<<<<

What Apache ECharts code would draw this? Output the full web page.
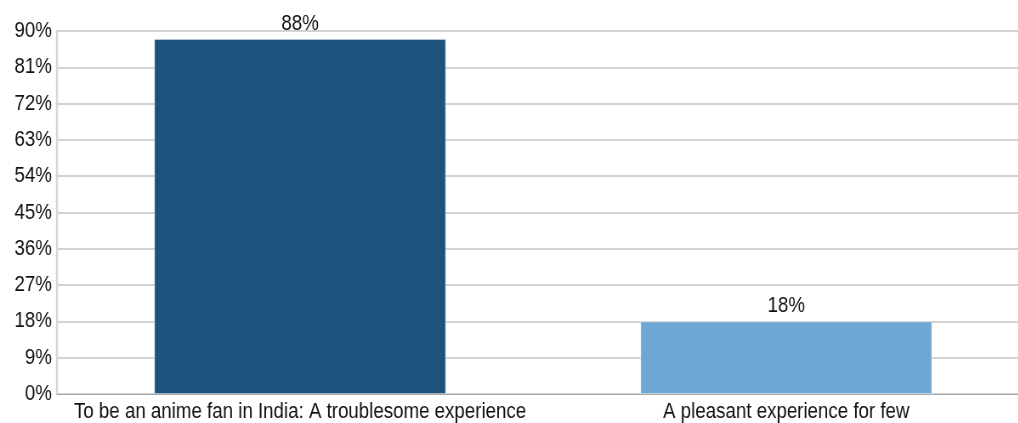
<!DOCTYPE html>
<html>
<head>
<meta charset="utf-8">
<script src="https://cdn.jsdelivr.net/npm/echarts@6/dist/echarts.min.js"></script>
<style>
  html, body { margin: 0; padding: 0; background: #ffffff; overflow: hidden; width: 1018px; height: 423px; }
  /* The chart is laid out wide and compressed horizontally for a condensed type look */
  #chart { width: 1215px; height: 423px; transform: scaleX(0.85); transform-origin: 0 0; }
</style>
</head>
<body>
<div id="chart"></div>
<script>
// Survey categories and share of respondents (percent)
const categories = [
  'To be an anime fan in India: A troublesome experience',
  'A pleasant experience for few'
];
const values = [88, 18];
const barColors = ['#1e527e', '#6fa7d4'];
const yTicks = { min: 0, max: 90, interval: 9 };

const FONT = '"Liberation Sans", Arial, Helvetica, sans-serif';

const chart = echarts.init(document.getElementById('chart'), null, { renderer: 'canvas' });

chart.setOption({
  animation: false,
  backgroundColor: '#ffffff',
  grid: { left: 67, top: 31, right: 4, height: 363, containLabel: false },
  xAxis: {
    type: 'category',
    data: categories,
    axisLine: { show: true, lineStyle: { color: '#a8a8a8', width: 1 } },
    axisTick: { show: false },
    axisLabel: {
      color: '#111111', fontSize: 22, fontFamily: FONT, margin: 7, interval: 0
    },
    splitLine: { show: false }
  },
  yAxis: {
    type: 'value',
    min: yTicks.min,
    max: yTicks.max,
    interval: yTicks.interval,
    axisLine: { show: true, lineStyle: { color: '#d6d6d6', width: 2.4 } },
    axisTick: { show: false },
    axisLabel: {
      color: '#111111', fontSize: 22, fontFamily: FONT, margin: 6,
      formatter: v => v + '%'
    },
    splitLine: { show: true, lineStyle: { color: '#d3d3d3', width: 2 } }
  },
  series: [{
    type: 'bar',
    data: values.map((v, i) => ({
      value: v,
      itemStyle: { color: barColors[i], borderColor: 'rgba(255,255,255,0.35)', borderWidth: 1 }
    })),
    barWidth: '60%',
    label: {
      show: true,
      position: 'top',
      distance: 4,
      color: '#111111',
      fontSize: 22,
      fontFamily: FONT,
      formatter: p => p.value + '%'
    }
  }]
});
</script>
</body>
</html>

>>>>
<<<<

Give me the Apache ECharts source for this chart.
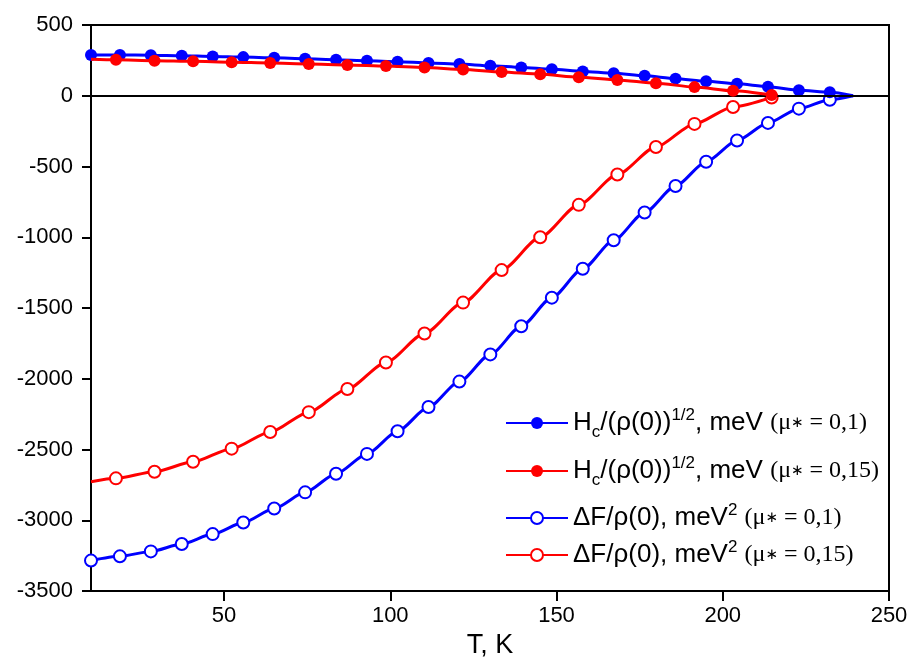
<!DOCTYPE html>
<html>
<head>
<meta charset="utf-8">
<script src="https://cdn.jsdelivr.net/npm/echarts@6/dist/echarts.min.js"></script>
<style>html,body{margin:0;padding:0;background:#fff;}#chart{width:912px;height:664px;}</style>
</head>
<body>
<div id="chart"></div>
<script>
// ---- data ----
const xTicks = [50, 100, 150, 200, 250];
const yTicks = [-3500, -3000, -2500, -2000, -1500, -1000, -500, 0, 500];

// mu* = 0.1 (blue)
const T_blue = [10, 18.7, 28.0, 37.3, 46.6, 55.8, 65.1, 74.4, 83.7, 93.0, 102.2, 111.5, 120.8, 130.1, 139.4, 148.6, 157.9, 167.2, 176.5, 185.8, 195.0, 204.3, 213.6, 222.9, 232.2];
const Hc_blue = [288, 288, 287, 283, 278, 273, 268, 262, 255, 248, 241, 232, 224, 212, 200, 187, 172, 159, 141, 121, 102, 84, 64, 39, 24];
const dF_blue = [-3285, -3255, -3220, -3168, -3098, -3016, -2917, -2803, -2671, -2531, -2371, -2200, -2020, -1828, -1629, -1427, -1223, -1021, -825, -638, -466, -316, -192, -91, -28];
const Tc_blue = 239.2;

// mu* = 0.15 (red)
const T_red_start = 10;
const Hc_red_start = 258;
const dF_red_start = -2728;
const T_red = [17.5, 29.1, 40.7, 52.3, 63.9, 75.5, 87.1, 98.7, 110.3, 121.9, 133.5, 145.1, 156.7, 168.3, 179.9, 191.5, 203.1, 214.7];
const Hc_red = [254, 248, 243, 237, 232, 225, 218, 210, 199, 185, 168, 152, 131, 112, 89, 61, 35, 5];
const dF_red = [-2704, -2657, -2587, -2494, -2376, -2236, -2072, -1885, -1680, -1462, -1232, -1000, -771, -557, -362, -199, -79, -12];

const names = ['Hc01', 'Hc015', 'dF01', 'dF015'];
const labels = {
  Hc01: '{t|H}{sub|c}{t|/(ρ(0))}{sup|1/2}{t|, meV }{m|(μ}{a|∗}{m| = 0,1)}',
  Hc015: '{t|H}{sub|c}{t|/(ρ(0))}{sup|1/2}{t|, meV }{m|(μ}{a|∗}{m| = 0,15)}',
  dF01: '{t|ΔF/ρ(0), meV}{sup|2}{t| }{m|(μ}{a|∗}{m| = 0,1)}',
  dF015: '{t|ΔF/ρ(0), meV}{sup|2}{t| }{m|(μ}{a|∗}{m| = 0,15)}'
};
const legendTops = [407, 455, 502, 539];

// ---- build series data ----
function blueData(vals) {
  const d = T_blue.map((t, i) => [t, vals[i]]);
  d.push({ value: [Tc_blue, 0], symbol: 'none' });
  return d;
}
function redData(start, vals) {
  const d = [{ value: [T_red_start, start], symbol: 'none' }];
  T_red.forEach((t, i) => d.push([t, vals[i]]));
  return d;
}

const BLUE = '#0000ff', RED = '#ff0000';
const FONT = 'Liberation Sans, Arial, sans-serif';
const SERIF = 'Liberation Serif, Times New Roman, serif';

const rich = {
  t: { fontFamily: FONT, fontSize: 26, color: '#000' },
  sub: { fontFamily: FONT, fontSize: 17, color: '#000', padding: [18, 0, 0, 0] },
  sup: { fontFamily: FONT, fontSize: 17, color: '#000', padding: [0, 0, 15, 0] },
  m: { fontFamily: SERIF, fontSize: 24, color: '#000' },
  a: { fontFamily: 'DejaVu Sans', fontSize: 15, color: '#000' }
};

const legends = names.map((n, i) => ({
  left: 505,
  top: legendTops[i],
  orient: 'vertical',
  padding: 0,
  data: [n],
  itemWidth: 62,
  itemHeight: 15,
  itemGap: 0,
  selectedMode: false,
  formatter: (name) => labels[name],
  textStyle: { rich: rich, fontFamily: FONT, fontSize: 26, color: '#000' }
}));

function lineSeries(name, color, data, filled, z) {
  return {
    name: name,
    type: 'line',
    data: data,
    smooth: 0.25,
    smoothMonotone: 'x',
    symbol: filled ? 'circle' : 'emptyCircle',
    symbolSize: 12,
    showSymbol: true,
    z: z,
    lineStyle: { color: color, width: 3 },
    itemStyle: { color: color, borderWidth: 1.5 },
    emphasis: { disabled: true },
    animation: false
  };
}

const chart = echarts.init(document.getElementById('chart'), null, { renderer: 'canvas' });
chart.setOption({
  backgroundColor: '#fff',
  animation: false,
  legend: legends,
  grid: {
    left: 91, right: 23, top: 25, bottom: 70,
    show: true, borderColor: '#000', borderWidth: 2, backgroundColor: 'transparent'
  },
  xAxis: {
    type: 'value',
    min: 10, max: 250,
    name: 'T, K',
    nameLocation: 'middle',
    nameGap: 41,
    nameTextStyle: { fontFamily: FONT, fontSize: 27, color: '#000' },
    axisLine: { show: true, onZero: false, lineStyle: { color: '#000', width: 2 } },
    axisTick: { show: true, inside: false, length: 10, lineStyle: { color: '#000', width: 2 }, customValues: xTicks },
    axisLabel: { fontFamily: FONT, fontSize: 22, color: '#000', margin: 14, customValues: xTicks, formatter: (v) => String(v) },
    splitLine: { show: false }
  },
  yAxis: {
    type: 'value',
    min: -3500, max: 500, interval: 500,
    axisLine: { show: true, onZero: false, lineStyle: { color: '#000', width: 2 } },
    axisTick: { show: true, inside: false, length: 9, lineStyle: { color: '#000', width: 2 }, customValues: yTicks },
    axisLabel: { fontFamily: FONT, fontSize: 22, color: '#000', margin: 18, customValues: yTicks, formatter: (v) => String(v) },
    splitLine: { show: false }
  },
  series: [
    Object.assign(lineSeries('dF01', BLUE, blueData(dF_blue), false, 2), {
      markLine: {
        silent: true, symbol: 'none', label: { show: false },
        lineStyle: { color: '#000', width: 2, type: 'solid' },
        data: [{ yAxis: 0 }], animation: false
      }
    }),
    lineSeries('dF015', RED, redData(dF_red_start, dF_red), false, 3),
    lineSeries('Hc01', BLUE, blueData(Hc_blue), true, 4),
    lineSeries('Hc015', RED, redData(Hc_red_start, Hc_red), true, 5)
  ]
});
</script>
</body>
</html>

>>>>

Task to carry out: Could you quote, word for word, only the lines from the one containing "Give me the" through the one containing "const Tc_blue = 239.2;", both included, and leave out any pictures?

Response to the exercise:
Give me the Apache ECharts source for this chart.
<!DOCTYPE html>
<html>
<head>
<meta charset="utf-8">
<script src="https://cdn.jsdelivr.net/npm/echarts@6/dist/echarts.min.js"></script>
<style>html,body{margin:0;padding:0;background:#fff;}#chart{width:912px;height:664px;}</style>
</head>
<body>
<div id="chart"></div>
<script>
// ---- data ----
const xTicks = [50, 100, 150, 200, 250];
const yTicks = [-3500, -3000, -2500, -2000, -1500, -1000, -500, 0, 500];

// mu* = 0.1 (blue)
const T_blue = [10, 18.7, 28.0, 37.3, 46.6, 55.8, 65.1, 74.4, 83.7, 93.0, 102.2, 111.5, 120.8, 130.1, 139.4, 148.6, 157.9, 167.2, 176.5, 185.8, 195.0, 204.3, 213.6, 222.9, 232.2];
const Hc_blue = [288, 288, 287, 283, 278, 273, 268, 262, 255, 248, 241, 232, 224, 212, 200, 187, 172, 159, 141, 121, 102, 84, 64, 39, 24];
const dF_blue = [-3285, -3255, -3220, -3168, -3098, -3016, -2917, -2803, -2671, -2531, -2371, -2200, -2020, -1828, -1629, -1427, -1223, -1021, -825, -638, -466, -316, -192, -91, -28];
const Tc_blue = 239.2;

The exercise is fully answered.